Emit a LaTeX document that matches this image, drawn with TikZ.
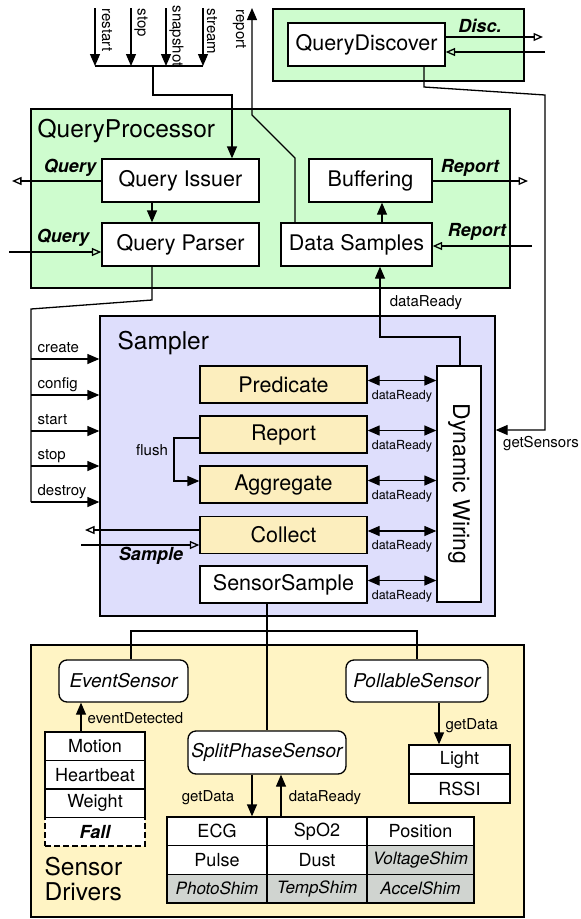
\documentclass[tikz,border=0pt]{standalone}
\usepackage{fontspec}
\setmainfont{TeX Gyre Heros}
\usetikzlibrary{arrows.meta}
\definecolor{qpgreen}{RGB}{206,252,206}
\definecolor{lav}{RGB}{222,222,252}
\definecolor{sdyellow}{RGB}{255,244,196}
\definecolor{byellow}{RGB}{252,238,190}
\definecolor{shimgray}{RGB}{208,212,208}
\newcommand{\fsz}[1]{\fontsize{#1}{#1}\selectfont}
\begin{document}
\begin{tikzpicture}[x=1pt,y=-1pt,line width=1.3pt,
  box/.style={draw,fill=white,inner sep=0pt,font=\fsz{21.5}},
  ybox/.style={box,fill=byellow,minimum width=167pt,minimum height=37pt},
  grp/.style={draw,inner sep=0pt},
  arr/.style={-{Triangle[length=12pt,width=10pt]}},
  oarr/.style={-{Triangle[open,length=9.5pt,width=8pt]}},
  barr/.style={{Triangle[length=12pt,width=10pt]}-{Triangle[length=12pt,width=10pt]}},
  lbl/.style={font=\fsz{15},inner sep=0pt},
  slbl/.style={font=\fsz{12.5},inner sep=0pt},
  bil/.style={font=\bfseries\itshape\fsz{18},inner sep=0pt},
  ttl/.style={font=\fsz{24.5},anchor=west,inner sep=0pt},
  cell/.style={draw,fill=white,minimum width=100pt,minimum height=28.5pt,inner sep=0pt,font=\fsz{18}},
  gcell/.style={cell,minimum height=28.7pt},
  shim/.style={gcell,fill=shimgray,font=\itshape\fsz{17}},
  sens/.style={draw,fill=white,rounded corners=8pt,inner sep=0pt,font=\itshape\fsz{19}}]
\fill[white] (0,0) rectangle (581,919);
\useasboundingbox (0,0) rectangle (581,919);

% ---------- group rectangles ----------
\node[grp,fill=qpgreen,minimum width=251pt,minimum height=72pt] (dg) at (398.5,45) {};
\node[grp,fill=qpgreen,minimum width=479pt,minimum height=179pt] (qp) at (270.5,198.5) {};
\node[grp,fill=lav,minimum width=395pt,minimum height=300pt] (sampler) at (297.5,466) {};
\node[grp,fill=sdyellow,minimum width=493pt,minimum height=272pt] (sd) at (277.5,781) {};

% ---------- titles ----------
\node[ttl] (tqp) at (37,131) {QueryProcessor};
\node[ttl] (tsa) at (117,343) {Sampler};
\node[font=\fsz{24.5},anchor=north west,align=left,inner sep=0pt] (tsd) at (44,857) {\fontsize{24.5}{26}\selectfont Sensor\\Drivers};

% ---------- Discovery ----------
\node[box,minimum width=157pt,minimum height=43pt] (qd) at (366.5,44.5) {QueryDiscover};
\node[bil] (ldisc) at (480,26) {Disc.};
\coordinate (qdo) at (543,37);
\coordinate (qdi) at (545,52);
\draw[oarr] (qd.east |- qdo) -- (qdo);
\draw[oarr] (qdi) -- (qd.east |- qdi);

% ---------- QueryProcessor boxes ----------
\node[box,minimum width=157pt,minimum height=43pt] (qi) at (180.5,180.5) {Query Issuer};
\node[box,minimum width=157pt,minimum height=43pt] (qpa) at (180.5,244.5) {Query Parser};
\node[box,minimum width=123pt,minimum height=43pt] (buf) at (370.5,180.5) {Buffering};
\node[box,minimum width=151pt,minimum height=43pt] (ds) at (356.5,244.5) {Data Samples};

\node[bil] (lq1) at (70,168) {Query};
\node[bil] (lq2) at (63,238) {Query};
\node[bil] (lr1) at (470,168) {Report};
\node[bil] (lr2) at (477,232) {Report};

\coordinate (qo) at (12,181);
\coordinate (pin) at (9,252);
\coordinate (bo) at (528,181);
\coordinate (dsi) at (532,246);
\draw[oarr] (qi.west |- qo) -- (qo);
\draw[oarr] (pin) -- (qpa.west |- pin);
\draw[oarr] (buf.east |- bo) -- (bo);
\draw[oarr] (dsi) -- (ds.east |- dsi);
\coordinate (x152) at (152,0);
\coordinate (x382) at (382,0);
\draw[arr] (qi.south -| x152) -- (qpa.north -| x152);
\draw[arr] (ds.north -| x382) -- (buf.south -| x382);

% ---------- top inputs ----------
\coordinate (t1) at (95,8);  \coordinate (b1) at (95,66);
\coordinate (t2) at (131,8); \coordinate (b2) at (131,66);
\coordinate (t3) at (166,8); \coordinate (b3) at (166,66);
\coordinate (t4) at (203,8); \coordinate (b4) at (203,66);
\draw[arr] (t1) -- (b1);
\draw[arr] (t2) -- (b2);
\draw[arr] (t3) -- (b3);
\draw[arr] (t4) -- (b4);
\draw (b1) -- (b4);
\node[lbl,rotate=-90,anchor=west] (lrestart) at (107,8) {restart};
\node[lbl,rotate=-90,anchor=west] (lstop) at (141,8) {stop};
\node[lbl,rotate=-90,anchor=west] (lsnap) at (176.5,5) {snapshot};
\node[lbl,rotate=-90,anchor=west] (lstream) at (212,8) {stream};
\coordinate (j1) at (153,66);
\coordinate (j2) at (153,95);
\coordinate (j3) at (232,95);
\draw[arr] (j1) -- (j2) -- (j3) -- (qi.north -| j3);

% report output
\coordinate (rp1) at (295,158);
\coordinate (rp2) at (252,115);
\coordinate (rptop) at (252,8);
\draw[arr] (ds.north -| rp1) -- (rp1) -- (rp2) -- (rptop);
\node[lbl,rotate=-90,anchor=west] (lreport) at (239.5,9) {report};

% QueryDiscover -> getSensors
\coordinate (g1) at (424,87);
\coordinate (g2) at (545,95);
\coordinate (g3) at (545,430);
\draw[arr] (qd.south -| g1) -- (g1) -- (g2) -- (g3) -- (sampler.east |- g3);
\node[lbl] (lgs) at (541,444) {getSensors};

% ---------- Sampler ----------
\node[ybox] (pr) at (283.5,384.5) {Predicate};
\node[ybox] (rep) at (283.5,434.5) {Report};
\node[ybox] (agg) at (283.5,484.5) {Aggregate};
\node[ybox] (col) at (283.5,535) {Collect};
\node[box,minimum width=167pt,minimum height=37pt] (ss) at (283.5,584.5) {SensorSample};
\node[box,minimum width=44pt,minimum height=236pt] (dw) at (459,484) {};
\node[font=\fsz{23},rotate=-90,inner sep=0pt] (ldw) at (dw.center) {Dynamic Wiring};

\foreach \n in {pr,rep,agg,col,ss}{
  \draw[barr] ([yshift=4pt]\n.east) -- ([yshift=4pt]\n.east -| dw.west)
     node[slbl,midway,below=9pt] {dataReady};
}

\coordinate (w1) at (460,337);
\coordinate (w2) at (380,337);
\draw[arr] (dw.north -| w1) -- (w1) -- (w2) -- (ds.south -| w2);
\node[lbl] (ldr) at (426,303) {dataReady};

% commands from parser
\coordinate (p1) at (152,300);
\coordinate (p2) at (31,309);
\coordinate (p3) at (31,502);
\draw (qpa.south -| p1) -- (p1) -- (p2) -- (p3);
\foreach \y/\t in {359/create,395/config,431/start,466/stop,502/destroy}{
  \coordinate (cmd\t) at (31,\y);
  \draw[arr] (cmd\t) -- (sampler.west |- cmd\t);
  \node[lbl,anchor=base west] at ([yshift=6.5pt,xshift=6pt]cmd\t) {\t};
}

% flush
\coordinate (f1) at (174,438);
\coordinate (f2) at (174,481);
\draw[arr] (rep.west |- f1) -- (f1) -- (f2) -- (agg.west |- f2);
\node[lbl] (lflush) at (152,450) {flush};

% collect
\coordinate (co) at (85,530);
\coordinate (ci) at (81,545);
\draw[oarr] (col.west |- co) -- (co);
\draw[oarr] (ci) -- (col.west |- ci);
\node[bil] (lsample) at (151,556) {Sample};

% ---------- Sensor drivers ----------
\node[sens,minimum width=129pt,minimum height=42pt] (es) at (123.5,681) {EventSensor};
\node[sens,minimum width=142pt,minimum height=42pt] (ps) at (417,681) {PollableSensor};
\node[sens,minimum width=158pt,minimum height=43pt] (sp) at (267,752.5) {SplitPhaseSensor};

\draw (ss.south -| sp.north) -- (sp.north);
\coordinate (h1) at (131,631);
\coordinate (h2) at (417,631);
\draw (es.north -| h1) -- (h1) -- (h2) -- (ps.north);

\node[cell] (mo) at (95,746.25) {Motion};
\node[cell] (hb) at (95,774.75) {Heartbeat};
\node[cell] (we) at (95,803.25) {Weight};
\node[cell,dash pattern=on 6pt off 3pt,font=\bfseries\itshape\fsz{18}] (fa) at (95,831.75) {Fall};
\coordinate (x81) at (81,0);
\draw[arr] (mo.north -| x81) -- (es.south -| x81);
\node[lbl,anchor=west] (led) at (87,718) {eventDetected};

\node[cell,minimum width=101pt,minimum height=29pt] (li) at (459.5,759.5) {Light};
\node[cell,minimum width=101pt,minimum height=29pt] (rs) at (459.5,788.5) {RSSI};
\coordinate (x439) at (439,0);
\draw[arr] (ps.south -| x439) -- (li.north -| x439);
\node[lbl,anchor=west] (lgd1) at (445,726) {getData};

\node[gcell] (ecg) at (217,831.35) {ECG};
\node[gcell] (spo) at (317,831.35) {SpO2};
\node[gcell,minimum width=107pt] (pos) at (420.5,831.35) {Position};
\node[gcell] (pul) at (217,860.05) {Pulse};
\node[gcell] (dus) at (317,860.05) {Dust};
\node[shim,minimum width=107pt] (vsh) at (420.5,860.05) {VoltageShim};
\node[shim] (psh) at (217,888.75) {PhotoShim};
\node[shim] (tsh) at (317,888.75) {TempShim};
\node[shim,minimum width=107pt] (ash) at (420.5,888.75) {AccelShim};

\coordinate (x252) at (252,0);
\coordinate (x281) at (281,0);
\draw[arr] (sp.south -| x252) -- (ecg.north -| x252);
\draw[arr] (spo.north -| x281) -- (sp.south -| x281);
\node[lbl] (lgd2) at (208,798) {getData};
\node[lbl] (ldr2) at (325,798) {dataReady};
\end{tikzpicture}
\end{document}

***

* REQUIREMENT
Write out again exactly the lines from the start of the data above through the line containing "west,align=left,inner sep=0pt] (tsd)", inclusive, excluding any pictures.

* TASK SOLUTION
Emit a LaTeX document that matches this image, drawn with TikZ.
\documentclass[tikz,border=0pt]{standalone}
\usepackage{fontspec}
\setmainfont{TeX Gyre Heros}
\usetikzlibrary{arrows.meta}
\definecolor{qpgreen}{RGB}{206,252,206}
\definecolor{lav}{RGB}{222,222,252}
\definecolor{sdyellow}{RGB}{255,244,196}
\definecolor{byellow}{RGB}{252,238,190}
\definecolor{shimgray}{RGB}{208,212,208}
\newcommand{\fsz}[1]{\fontsize{#1}{#1}\selectfont}
\begin{document}
\begin{tikzpicture}[x=1pt,y=-1pt,line width=1.3pt,
  box/.style={draw,fill=white,inner sep=0pt,font=\fsz{21.5}},
  ybox/.style={box,fill=byellow,minimum width=167pt,minimum height=37pt},
  grp/.style={draw,inner sep=0pt},
  arr/.style={-{Triangle[length=12pt,width=10pt]}},
  oarr/.style={-{Triangle[open,length=9.5pt,width=8pt]}},
  barr/.style={{Triangle[length=12pt,width=10pt]}-{Triangle[length=12pt,width=10pt]}},
  lbl/.style={font=\fsz{15},inner sep=0pt},
  slbl/.style={font=\fsz{12.5},inner sep=0pt},
  bil/.style={font=\bfseries\itshape\fsz{18},inner sep=0pt},
  ttl/.style={font=\fsz{24.5},anchor=west,inner sep=0pt},
  cell/.style={draw,fill=white,minimum width=100pt,minimum height=28.5pt,inner sep=0pt,font=\fsz{18}},
  gcell/.style={cell,minimum height=28.7pt},
  shim/.style={gcell,fill=shimgray,font=\itshape\fsz{17}},
  sens/.style={draw,fill=white,rounded corners=8pt,inner sep=0pt,font=\itshape\fsz{19}}]
\fill[white] (0,0) rectangle (581,919);
\useasboundingbox (0,0) rectangle (581,919);

% ---------- group rectangles ----------
\node[grp,fill=qpgreen,minimum width=251pt,minimum height=72pt] (dg) at (398.5,45) {};
\node[grp,fill=qpgreen,minimum width=479pt,minimum height=179pt] (qp) at (270.5,198.5) {};
\node[grp,fill=lav,minimum width=395pt,minimum height=300pt] (sampler) at (297.5,466) {};
\node[grp,fill=sdyellow,minimum width=493pt,minimum height=272pt] (sd) at (277.5,781) {};

% ---------- titles ----------
\node[ttl] (tqp) at (37,131) {QueryProcessor};
\node[ttl] (tsa) at (117,343) {Sampler};
\node[font=\fsz{24.5},anchor=north west,align=left,inner sep=0pt] (tsd) at (44,857) {\fontsize{24.5}{26}\selectfont Sensor\\Drivers};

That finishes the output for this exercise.